Former Cabinet Secretary Ricardo Saludo said that while Aquino had openly “disdained” Corona – he publicly called Corona’s scent to the SC as a “midnight appointment” which was later upheld by the SC and snubbed him during Aquino’s oath of office and inauguration – he “shamelessly” asked a favor from Corona.
“Just weeks after his inauguration, Aquino spoke with Corona at a close family member’s home, according to an unimpeachable source present at the meeting. There the Chief Executive conveyed his request to the Chief Justice regarding his Cojuangco clan’s Supreme Court petition against the redistribution of Hacienda Luisita,” said Saludo in his Manila Times column.
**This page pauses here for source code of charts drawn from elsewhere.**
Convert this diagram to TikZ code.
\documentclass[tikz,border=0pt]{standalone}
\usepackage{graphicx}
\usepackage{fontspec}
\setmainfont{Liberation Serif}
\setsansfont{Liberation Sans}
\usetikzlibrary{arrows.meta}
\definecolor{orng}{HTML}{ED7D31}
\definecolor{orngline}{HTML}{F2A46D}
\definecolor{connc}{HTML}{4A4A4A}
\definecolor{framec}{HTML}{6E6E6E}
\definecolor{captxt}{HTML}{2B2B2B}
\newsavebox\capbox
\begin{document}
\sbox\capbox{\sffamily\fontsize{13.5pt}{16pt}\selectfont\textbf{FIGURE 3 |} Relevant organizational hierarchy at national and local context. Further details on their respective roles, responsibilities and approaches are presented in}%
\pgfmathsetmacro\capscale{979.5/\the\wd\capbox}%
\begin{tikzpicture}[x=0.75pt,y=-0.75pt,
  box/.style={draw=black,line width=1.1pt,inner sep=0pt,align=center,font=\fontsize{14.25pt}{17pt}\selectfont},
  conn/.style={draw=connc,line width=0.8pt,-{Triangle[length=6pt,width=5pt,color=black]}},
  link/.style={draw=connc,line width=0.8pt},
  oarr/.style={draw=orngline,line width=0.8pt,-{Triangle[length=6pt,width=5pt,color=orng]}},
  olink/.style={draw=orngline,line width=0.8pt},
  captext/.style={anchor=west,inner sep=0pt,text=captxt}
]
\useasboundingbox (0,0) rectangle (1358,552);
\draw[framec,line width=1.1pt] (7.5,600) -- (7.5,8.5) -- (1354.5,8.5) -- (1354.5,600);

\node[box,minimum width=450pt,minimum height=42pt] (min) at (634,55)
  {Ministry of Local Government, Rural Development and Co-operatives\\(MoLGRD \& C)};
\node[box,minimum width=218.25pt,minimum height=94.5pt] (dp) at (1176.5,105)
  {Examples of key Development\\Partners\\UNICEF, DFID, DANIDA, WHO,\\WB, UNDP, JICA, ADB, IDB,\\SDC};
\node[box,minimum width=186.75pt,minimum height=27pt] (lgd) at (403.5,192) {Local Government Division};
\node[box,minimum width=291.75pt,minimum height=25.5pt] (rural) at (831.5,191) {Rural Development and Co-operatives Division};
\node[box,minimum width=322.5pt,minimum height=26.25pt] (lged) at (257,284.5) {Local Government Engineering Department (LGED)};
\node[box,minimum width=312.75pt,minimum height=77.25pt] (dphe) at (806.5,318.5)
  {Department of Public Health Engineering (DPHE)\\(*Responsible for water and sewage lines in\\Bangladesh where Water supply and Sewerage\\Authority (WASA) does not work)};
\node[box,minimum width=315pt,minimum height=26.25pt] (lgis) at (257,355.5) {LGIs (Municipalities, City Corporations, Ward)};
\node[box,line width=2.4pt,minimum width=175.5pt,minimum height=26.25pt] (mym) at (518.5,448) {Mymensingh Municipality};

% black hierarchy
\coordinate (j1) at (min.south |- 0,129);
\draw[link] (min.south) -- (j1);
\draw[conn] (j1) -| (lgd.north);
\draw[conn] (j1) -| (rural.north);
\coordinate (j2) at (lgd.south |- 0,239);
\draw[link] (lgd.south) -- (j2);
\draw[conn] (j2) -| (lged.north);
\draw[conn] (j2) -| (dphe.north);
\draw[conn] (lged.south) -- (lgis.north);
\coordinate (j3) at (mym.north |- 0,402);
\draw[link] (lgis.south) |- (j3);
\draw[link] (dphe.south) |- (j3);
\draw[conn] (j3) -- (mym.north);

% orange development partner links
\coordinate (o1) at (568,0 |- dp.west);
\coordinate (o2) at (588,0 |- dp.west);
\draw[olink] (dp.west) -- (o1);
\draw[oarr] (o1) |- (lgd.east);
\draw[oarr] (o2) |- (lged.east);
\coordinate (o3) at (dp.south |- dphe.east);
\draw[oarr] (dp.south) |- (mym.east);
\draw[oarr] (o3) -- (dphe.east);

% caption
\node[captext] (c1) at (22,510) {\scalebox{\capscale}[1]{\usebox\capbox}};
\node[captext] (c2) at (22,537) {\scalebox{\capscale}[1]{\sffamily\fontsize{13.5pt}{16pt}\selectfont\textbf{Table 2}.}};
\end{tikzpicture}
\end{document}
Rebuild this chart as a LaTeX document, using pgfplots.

It was under the Arroyo administration that the Department of Agrarian Reform ruled that the 6,453-hectare Hacienda should be parceled out to its 6,296 farmers because the alternative ownership through shares of stock didn’t meet land reform requirements.
“One-and-a-half years later, in Nov. 2011, the Supreme Court decided in a 14-0 vote to redistribute. The Cojuangco elders were said to have been livid, with one lamenting that after holding onto the land through the Marcos regime, they would lose it under their own flesh and blood,” said Saludo.
Saludo cited the SC decision as the trigger for Aquino’s acts of vengeance against Corona starting from the Lower House’s approval of Corona’s impeachment in record time in December 2011 and culminated with his conviction at the hands of 20 senator-judges in May 2012. Saludo said that Aquino oiled the ouster moves against Corona with pork barrel funds for congressmen and Disbursement Acceleration Program money for senators.
Even after he has brought Corona down to his knees, Saludo said Aquino slapped the ex-CJ with tax charges that ultimately led to his death on April 29 at the age of 67.
“Thus, Corona paid the price of defending justice, the rule of law and the national interest against the powers that be,” said Saludo.